After the war, the development of propellers did not cease. Even with the introduction of turbojet powered aircraft, propeller design evolved. The desire to develop a propeller that maintained its efficiency at transonic speeds led the Curtiss Propeller Division to design and test several different concepts. Herb Fisher was the logical choice to fly the test aircraft. Curtiss was able to obtain a P-47D-30-RE from the Air Corps. Fitted with one of several different “supersonic” propellers, Fisher undertook a long and risky flight test program that incorporated high Mach dives from high altitudes. Typically, Fisher would climb above 35,000 ft. He would then push over into a steep dive, allowing his airspeed to build beyond 560 mph (true airspeed). He would then execute a pullout at 18,000 ft. Several of these dives resulted in speeds of Mach .83. However, that was as fast as the P-47 could go.

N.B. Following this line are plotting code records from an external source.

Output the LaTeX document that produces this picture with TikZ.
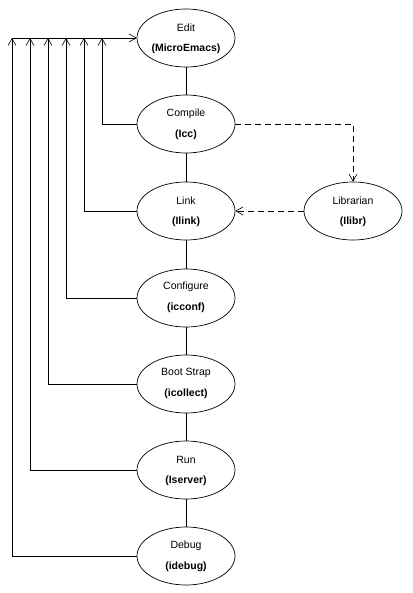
\documentclass[tikz,border=0pt]{standalone}
\usepackage{fontspec}
\setmainfont{Liberation Sans}
\usetikzlibrary{shapes.geometric,arrows.meta}
\begin{document}
\begin{tikzpicture}[x=1pt,y=-1pt,
  line width=0.7pt,
  proc/.style={draw, ellipse, minimum width=98pt, minimum height=58pt, inner sep=0pt},
  lbl/.style={font=\fontsize{10.5}{12}\selectfont, inner sep=0pt},
  blbl/.style={font=\fontsize{10.5}{12}\selectfont\bfseries, inner sep=0pt},
  arr/.style={-{Straight Barb[length=7pt,width=8pt,line width=0.6pt]}},
  dsh/.style={dash pattern=on 6pt off 4pt}]
\useasboundingbox (0,0) rectangle (412,593);
% ellipses
\node[proc] (edit) at (186,38) {};
\node[proc] (compile) at (186,124) {};
\node[proc] (link) at (186,211) {};
\node[proc] (librarian) at (353,211) {};
\node[proc] (configure) at (186,298) {};
\node[proc] (boot) at (186,384) {};
\node[proc] (run) at (186,470) {};
\node[proc] (debug) at (186,556) {};
% labels
\node[lbl] (edit-a) at (186,28) {Edit};
\node[blbl] (edit-b) at (186,49) {(MicroEmacs)};
\node[lbl] (compile-a) at (186,114) {Compile};
\node[blbl] (compile-b) at (186,135) {(Icc)};
\node[lbl] (link-a) at (186,201) {Link};
\node[blbl] (link-b) at (186,222) {(Ilink)};
\node[lbl] (librarian-a) at (353,201) {Librarian};
\node[blbl] (librarian-b) at (353,222) {(Ilibr)};
\node[lbl] (configure-a) at (186,287) {Configure};
\node[blbl] (configure-b) at (186,308) {(icconf)};
\node[lbl] (boot-a) at (186,373) {Boot Strap};
\node[blbl] (boot-b) at (186,394) {(icollect)};
\node[lbl] (run-a) at (186,460) {Run};
\node[blbl] (run-b) at (186,481) {(Iserver)};
\node[lbl] (debug-a) at (186,546) {Debug};
\node[blbl] (debug-b) at (186,567) {(idebug)};
% chain
\draw (edit) -- (compile);
\draw (compile) -- (link);
\draw (link) -- (configure);
\draw (configure) -- (boot);
\draw (boot) -- (run);
\draw (run) -- (debug);
% feedback lines
\coordinate (t0) at (12,38);
\coordinate (t1) at (30,38);
\coordinate (t2) at (48,38);
\coordinate (t3) at (66,38);
\coordinate (t4) at (84,38);
\coordinate (t5) at (102,38);
\draw[arr] (t0) -- (edit.west);
\draw[arr] (compile.west) -| (t5);
\draw[arr] (link.west) -| (t4);
\draw[arr] (configure.west) -| (t3);
\draw[arr] (boot.west) -| (t2);
\draw[arr] (run.west) -| (t1);
\draw[arr] (debug.west) -| (t0);
% librarian
\draw[arr,dsh] (compile.east) -| (librarian.north);
\draw[arr,dsh] (librarian.west) -- (link.east);
\end{tikzpicture}
\end{document}
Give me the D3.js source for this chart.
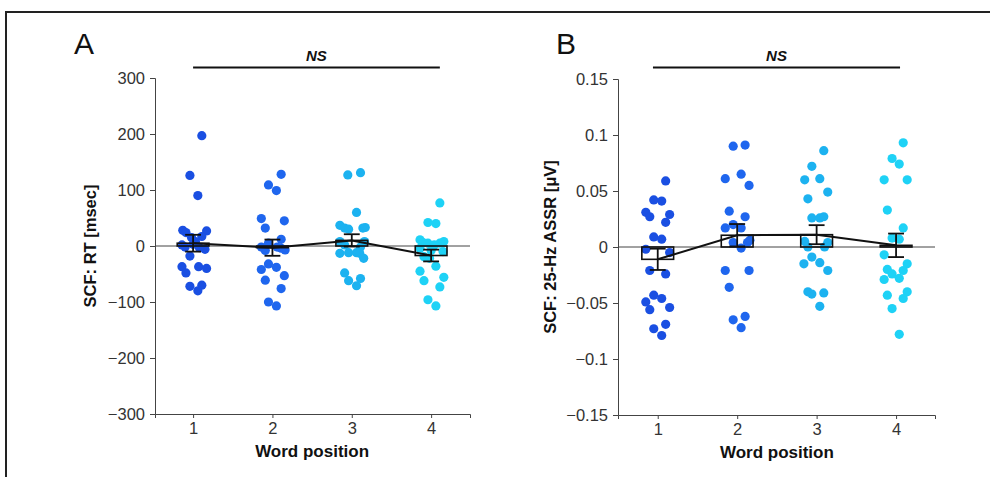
<!DOCTYPE html>
<html>
<head>
<meta charset="utf-8">
<script src="https://cdn.jsdelivr.net/npm/d3@7"></script>
<style>
  body { margin: 0; background: #fff; }
  svg { display: block; font-family: "Liberation Sans", Arial, sans-serif; }
  .axis path, .axis line { stroke: #444; }
  .axis text { fill: #333; font-size: 16.5px; font-family: "Liberation Sans", Arial, sans-serif; }
</style>
</head>
<body>
<div id="chart"></div>
<script>
// word positions (x categories)
var positions = [1, 2, 3, 4];
var dotColors = ["#1a4fe2", "#1f66ee", "#1cb2f0", "#1ed2f6"];

// panel A: RT (msec), one array per word position, with horizontal jitter in category units
var rtValues = [
  [197, 126, 90, 28, 24, 27, 17, 15, 8, 2, -2, 3, -6, -3, -18, -37, -48, -37, -40, -72, -70, -80],
  [128, 109, 99, 49, 45, 32, 12, 5, -2, -8, -4, -7, -2, -32, -42, -38, -61, -53, -76, -100, -107],
  [127, 131, 60, 37, 32, 30, 32, 33, 8, 8, 2, -2, -13, -12, -12, -13, -22, -48, -62, -58, -71],
  [77, 42, 40, 11, 6, 5, 5, 8, 2, -4, -10, -8, -19, -22, -36, -45, -62, -56, -73, -96, -107]
];
var rtJitter = [
  [0.11, -0.04, 0.06, -0.13, -0.09, 0.17, 0.11, -0.02, 0.03, -0.14, -0.10, 0.0, 0.15, 0.08, -0.04, -0.14, -0.09, 0.07, 0.17, -0.04, 0.11, 0.06],
  [0.11, -0.05, 0.05, -0.14, 0.15, -0.09, 0.11, -0.05, -0.14, -0.09, 0.11, 0.16, 0.06, -0.05, -0.14, 0.05, -0.09, 0.15, 0.11, -0.05, 0.05],
  [-0.05, 0.11, 0.06, -0.15, -0.09, -0.04, 0.14, 0.17, -0.15, 0.16, -0.09, 0.11, -0.15, -0.04, 0.06, 0.10, 0.15, -0.09, -0.04, 0.11, 0.06],
  [0.11, -0.04, 0.06, -0.14, -0.10, -0.04, 0.11, 0.16, 0.04, -0.14, 0.15, 0.0, -0.09, -0.02, 0.06, -0.14, -0.09, 0.16, 0.11, -0.04, 0.06]
];
var rtMeans = [5, -3, 10, -17];
var rtSem = [15, 14.5, 11, 10.5];
var rtTicks = [-300, -200, -100, 0, 100, 200, 300];

// panel B: 25-Hz ASSR (µV)
var assrValues = [
  [0.059, 0.042, 0.041, 0.031, 0.027, 0.029, 0.022, 0.009, 0.007, -0.002, -0.005, -0.021, -0.024, -0.043, -0.046, -0.049, -0.056, -0.054, -0.073, -0.069, -0.079],
  [0.090, 0.091, 0.061, 0.065, 0.055, 0.032, 0.027, 0.017, 0.020, 0.017, 0.004, -0.001, 0.004, 0.006, -0.021, -0.021, -0.036, -0.065, -0.062, -0.072],
  [0.086, 0.072, 0.060, 0.061, 0.049, 0.043, 0.026, 0.026, 0.027, 0.005, 0.000, 0.000, 0.004, -0.009, -0.015, -0.014, -0.021, -0.040, -0.042, -0.041, -0.053],
  [0.093, 0.079, 0.074, 0.060, 0.060, 0.033, 0.017, 0.008, 0.007, -0.007, -0.015, -0.020, -0.024, -0.029, -0.028, -0.021, -0.040, -0.046, -0.043, -0.055, -0.078]
];
var assrJitter = [
  [0.10, -0.05, 0.05, -0.15, -0.10, 0.15, 0.10, -0.05, 0.05, -0.15, 0.15, -0.10, 0.10, -0.05, 0.05, -0.15, -0.10, 0.15, -0.05, 0.10, 0.05],
  [-0.05, 0.10, -0.15, 0.05, 0.15, -0.10, 0.10, -0.15, -0.05, 0.05, -0.05, 0.05, 0.13, 0.16, -0.15, 0.15, -0.10, -0.05, 0.10, 0.05],
  [0.09, -0.06, -0.15, 0.04, 0.14, -0.11, -0.06, 0.04, 0.09, -0.15, -0.11, 0.10, 0.14, -0.06, -0.16, 0.04, 0.14, -0.11, -0.06, 0.09, 0.04],
  [0.09, -0.05, 0.04, -0.15, 0.14, -0.11, 0.09, -0.05, 0.04, -0.15, 0.14, -0.11, -0.05, -0.15, 0.04, 0.09, 0.14, 0.09, -0.11, -0.05, 0.04]
];
var assrMeans = [-0.011, 0.0105, 0.011, 0.0015];
var assrSem = [0.0095, 0.0100, 0.0085, 0.0105];
var assrTicks = [-0.15, -0.1, -0.05, 0, 0.05, 0.1, 0.15];

var W = 990, H = 477;
var svg = d3.select("#chart").append("svg")
    .attr("width", W)
    .attr("height", H);

// outer frame (top and left)
svg.append("path")
    .attr("d", "M6," + H + "V12H" + W)
    .attr("fill", "none")
    .attr("stroke", "#222")
    .attr("stroke-width", 2);

function fmt(v) {
    var s = String(Math.abs(v));
    return v < 0 ? "\u2212" + s : s;
}

function drawPanel(opt) {
    var x = d3.scaleLinear().domain(opt.xDomain).range([opt.left, opt.right]);
    var y = d3.scaleLinear().domain(opt.yDomain).range([opt.bottom, opt.top]);
    var g = svg.append("g");

    // panel letter
    g.append("text")
        .attr("x", opt.letterX)
        .attr("y", 54)
        .attr("font-size", 30)
        .attr("fill", "#111")
        .text(opt.letter);

    // y axis
    g.append("g")
        .attr("class", "axis")
        .attr("transform", "translate(" + opt.left + ",0)")
        .call(d3.axisLeft(y).tickValues(opt.yTicks).tickSizeOuter(0).tickSize(5).tickPadding(5).tickFormat(fmt));

    // x axis
    g.append("g")
        .attr("class", "axis")
        .attr("transform", "translate(0," + opt.bottom + ")")
        .call(d3.axisBottom(x).tickValues(positions).tickSizeOuter(0).tickSize(4).tickPadding(4).tickFormat(d3.format("d")));

    // zero line
    g.append("line")
        .attr("x1", opt.left).attr("x2", opt.right)
        .attr("y1", y(0)).attr("y2", y(0))
        .attr("stroke", "#444").attr("stroke-width", 1);

    // axis titles
    g.append("text")
        .attr("x", (x(1) + x(4)) / 2)
        .attr("y", opt.bottom + 43)
        .attr("text-anchor", "middle")
        .attr("font-size", 17)
        .attr("font-weight", "bold")
        .attr("fill", "#111")
        .text("Word position");
    g.append("text")
        .attr("transform", "translate(" + opt.yTitleX + "," + y(0) + ") rotate(-90)")
        .attr("text-anchor", "middle")
        .attr("font-size", 16.5)
        .attr("font-weight", "bold")
        .attr("fill", "#111")
        .text(opt.yTitle);

    // significance bar
    g.append("line")
        .attr("x1", x(opt.nsFrom)).attr("x2", x(opt.nsTo))
        .attr("y1", 67.5).attr("y2", 67.5)
        .attr("stroke", "#111").attr("stroke-width", 2);
    g.append("text")
        .attr("x", (x(opt.nsFrom) + x(opt.nsTo)) / 2)
        .attr("y", 61)
        .attr("text-anchor", "middle")
        .attr("font-size", 15)
        .attr("font-weight", "bold")
        .attr("font-style", "italic")
        .attr("fill", "#111")
        .text("NS");

    // dots
    positions.forEach(function(p, i) {
        var pts = opt.values[i].map(function(v, j) { return {x: p + opt.jitter[i][j], y: v}; });
        g.append("g").selectAll("circle")
            .data(pts)
            .enter().append("circle")
            .attr("cx", function(d) { return x(d.x); })
            .attr("cy", function(d) { return y(d.y); })
            .attr("r", 4.6)
            .attr("fill", dotColors[i]);
    });

    // mean boxes
    var bw = 0.2;
    g.append("g").selectAll("rect")
        .data(positions)
        .enter().append("rect")
        .attr("x", function(p) { return x(p - bw); })
        .attr("width", function(p) { return x(p + bw) - x(p - bw); })
        .attr("y", function(p, i) { return Math.min(y(0), y(opt.means[i])); })
        .attr("height", function(p, i) { return Math.abs(y(0) - y(opt.means[i])); })
        .attr("fill", "none")
        .attr("stroke", "#111")
        .attr("stroke-width", 1.6);

    // error bars
    var cw = 0.1;
    positions.forEach(function(p, i) {
        var lo = y(opt.means[i] - opt.sem[i]), hi = y(opt.means[i] + opt.sem[i]);
        var eb = g.append("g").attr("stroke", "#111").attr("stroke-width", 1.8);
        eb.append("line").attr("x1", x(p)).attr("x2", x(p)).attr("y1", lo).attr("y2", hi);
        eb.append("line").attr("x1", x(p - cw)).attr("x2", x(p + cw)).attr("y1", lo).attr("y2", lo);
        eb.append("line").attr("x1", x(p - cw)).attr("x2", x(p + cw)).attr("y1", hi).attr("y2", hi);
    });

    // mean line
    var meanLine = d3.line()
        .x(function(d) { return x(d); })
        .y(function(d, i) { return y(opt.means[i]); });
    g.append("path")
        .datum(positions)
        .attr("d", meanLine)
        .attr("fill", "none")
        .attr("stroke", "#111")
        .attr("stroke-width", 2);
}

drawPanel({
    letter: "A", letterX: 74,
    left: 155, right: 470, top: 78, bottom: 414,
    xDomain: [0.52, 4.49], yDomain: [-300, 300], yTicks: rtTicks,
    yTitle: "SCF: RT [msec]", yTitleX: 96,
    nsFrom: 1.0, nsTo: 4.11,
    values: rtValues, jitter: rtJitter, means: rtMeans, sem: rtSem
});

drawPanel({
    letter: "B", letterX: 556,
    left: 618, right: 935, top: 79, bottom: 415,
    xDomain: [0.5, 4.49], yDomain: [-0.15, 0.15], yTicks: assrTicks,
    yTitle: "SCF: 25-Hz ASSR [\u03bcV]", yTitleX: 556,
    nsFrom: 0.94, nsTo: 4.05,
    values: assrValues, jitter: assrJitter, means: assrMeans, sem: assrSem
});
</script>
</body>
</html>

Ultimately, all of Fisher’s test dives provided a great deal of data that was becoming superfluous even while the testing continued. Without question, all future fighter designs would be powered by jet engines. The final attempt to construct a supersonic, propeller driven fighter, Republic’s XF-84H (accurately nicknamed the Thunderscreech), failed to achieve its purpose. Yet, it was without doubt, the fastest prop driven aircraft ever to fly.
Fisher’s propeller work was not limited to transonic props. He also conducted a great deal of testing with reversible pitch designs. It was this testing that produced a safe method of rapid descent for airliners. Flying a Douglas C-54, Fisher would reverse the pitch of all four engines simultaneously. He would then push the nose over and maintain a rate of descent that exceeded 15,000 ft/min., yet forward airspeed was well within normal parameters (200 mph) and there was no decrease in controllability. Fisher wrote that he would be flying at 15,000 ft., three miles from the field and be stopped on the runway in one minute and fifty seconds! This method was demonstrated for Hap Arnold and Dwight Eisenhower in 1948. In total, Fisher performed nearly 200 of these high rate/low speed descents during the program’s life. Herb had developed a usable method of safely dumping altitude in the event of an emergency. Fisher was also instrumental in developing the use of reversing pitch to rapidly slow an aircraft, which allowed them to land safely on shorter runways, and in general, greatly reduce the incidence of runway overruns.
Eventually Fisher would leave Curtiss, but continued to work in aviation, becoming one of the country’s most renowned experts on aviation matters. The entire story of his career is just as remarkable as his work with propellers. That story will be told in a major aviation magazine in the near future. For now, the reader need only understand that Herb Fisher was a quiet and unassuming man, who did not seek the limelight. However, he was a giant in his field and a true pioneer of American aviation.